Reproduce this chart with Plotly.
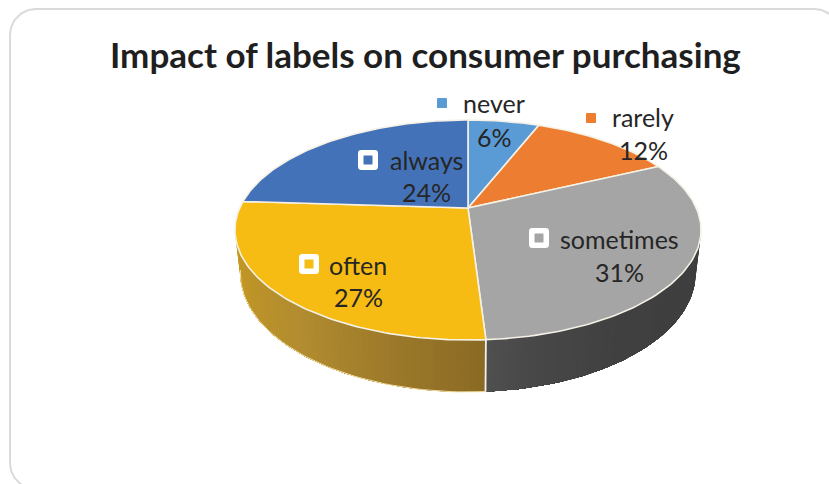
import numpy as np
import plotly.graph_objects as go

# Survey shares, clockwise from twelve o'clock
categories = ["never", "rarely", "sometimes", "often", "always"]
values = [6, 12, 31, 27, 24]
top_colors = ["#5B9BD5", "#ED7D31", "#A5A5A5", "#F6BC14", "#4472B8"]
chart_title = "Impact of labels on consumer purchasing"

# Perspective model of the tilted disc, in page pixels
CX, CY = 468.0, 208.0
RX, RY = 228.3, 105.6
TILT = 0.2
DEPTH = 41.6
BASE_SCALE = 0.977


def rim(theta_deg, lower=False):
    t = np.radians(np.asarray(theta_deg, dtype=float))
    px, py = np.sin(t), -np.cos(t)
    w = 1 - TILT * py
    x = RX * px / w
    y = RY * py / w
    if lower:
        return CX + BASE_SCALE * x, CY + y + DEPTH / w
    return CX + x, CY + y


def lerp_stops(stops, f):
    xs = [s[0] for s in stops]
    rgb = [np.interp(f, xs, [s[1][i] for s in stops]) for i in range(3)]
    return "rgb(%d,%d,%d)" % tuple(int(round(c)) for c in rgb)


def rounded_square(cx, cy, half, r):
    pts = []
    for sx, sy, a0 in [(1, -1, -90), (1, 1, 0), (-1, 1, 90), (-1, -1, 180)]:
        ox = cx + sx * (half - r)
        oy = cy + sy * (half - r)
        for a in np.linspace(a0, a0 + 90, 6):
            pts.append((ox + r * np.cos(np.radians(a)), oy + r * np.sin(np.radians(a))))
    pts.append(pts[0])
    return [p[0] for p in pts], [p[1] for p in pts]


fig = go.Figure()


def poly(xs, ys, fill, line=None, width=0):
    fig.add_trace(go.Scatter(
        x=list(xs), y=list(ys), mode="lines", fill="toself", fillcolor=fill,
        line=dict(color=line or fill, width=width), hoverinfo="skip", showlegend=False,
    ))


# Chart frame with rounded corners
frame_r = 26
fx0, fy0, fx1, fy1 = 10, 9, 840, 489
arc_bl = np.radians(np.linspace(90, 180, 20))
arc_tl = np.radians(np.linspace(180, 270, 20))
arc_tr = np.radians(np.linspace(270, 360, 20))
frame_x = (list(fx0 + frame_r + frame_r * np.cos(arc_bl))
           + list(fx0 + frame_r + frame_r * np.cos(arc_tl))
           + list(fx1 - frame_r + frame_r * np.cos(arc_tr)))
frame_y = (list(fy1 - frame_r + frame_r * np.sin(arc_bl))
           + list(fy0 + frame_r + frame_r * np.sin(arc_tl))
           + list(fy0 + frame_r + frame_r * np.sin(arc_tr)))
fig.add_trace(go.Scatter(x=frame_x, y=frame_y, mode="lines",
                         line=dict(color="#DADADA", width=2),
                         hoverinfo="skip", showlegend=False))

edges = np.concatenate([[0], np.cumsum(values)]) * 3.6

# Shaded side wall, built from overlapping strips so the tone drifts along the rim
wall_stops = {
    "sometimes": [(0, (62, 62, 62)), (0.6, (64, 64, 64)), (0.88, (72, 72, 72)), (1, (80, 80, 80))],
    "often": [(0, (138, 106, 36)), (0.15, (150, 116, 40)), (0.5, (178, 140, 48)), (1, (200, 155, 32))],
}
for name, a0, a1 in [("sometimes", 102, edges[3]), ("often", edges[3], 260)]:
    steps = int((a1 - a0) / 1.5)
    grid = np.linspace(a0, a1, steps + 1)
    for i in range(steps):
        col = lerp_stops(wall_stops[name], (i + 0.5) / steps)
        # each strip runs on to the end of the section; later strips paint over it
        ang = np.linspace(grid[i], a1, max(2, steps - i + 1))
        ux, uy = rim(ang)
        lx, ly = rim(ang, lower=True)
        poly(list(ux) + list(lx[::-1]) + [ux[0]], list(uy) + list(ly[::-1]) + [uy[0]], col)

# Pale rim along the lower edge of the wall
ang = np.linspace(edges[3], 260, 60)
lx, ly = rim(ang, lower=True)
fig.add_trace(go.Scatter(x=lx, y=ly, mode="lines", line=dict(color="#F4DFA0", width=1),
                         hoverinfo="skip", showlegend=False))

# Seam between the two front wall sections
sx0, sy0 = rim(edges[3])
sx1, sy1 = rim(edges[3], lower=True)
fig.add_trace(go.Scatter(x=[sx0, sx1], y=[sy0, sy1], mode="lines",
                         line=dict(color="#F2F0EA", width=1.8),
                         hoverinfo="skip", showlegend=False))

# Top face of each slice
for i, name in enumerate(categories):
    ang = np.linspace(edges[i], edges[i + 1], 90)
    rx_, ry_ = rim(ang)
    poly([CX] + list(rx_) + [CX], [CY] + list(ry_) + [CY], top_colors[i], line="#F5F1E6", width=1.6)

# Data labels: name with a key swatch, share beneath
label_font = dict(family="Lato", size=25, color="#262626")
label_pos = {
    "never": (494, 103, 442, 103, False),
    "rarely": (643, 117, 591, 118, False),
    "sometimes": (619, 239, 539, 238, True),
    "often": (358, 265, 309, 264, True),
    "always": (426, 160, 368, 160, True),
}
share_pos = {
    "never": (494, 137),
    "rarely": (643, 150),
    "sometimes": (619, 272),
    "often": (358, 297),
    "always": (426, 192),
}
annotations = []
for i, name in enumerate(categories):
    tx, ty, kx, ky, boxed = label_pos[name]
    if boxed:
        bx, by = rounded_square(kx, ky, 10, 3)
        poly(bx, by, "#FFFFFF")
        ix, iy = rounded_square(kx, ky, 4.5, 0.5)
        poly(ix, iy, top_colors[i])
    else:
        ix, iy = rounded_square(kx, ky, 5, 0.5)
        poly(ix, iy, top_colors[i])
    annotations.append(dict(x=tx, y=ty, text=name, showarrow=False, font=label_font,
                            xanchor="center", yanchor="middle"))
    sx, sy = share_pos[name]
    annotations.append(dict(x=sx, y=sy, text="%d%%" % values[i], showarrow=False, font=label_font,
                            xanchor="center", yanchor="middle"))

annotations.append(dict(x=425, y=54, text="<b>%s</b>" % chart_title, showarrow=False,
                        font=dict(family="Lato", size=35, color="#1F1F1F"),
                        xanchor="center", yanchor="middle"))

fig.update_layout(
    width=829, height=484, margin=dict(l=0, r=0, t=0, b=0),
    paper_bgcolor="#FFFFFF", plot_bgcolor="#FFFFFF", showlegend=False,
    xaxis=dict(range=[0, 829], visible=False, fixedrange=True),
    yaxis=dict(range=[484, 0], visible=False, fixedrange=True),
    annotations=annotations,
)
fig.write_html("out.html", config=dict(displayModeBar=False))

----------

▶ _Written request_
Select all lines in the listing above where the word "with" appears, and show them.

▶ _Answer in full_
Reproduce this chart with Plotly.
# Chart frame with rounded corners
# Data labels: name with a key swatch, share beneath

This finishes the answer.